STATED GOAL: Single out the lines of the material that contain "this" and copy them.

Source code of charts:
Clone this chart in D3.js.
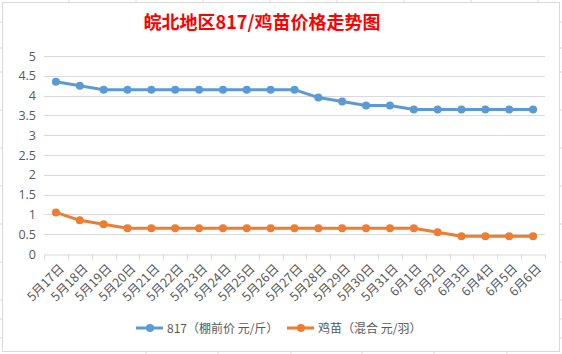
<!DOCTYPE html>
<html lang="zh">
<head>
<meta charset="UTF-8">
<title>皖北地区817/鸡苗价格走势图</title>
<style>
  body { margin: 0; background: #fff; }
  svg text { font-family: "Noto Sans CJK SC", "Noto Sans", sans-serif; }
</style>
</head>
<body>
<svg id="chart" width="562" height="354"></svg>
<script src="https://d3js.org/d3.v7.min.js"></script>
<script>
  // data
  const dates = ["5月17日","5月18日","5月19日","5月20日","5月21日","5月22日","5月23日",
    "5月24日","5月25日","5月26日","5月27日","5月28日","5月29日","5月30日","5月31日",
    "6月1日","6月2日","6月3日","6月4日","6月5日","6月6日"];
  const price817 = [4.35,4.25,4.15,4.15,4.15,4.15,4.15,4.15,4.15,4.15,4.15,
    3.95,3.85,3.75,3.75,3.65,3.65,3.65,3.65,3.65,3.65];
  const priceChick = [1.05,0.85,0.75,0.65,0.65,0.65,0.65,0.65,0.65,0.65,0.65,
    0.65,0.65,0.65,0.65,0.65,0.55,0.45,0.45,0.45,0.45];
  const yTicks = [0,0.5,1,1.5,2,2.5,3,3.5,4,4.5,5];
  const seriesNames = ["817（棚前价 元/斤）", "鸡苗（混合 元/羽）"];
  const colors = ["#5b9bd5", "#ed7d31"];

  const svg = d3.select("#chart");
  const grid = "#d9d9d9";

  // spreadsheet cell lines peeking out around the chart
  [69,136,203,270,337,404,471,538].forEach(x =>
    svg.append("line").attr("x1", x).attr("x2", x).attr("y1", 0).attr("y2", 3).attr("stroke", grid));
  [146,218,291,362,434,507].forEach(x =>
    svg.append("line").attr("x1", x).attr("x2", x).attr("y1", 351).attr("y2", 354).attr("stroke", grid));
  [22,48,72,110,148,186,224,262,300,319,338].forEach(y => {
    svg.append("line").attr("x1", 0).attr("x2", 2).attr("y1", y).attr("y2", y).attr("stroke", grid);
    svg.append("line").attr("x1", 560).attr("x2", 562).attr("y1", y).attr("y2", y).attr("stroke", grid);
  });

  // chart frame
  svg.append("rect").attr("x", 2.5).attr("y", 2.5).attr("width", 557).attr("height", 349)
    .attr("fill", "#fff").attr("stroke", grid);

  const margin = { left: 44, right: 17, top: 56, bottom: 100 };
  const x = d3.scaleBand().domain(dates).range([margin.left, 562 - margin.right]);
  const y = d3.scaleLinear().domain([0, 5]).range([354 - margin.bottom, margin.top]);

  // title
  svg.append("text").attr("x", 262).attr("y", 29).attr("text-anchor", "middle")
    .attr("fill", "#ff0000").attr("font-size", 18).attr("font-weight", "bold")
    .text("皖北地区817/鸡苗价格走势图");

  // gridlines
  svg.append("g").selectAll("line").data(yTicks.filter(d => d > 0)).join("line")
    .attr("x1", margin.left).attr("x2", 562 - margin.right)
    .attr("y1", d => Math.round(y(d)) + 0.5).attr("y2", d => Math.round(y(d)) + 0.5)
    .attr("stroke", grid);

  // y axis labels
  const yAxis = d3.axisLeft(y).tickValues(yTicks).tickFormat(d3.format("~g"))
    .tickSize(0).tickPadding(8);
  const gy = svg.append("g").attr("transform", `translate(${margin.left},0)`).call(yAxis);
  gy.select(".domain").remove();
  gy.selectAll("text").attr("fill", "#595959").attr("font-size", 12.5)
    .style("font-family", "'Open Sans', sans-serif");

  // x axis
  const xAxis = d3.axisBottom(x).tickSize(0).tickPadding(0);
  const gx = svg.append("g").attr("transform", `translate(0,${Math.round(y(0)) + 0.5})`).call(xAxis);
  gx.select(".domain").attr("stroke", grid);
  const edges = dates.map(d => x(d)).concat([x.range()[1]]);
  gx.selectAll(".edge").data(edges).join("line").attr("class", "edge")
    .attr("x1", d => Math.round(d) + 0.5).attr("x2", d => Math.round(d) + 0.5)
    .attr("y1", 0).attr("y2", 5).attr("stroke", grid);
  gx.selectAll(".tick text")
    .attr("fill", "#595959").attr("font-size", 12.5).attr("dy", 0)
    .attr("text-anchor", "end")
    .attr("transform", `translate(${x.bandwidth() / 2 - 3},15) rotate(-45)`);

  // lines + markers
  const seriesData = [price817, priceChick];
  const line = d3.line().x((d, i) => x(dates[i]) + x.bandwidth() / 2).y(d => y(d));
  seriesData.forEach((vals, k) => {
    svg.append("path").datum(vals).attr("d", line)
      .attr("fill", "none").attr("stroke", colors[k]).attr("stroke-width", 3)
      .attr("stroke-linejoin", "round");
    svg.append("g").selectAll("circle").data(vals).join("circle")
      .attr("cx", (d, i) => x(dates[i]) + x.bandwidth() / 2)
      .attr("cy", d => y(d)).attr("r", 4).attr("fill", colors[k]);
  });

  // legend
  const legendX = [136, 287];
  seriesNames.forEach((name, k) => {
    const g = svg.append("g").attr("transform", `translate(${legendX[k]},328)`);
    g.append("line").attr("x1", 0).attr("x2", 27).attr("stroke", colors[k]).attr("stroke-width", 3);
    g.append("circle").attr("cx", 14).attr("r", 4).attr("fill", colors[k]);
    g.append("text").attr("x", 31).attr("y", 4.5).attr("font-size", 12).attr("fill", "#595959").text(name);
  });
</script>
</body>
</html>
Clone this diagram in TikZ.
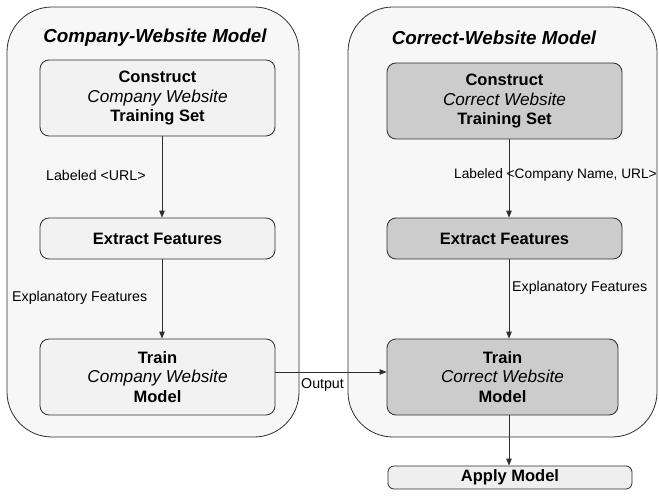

ANSWER TO THE EXERCISE:
Clone this chart in D3.js.
Clone this diagram in TikZ.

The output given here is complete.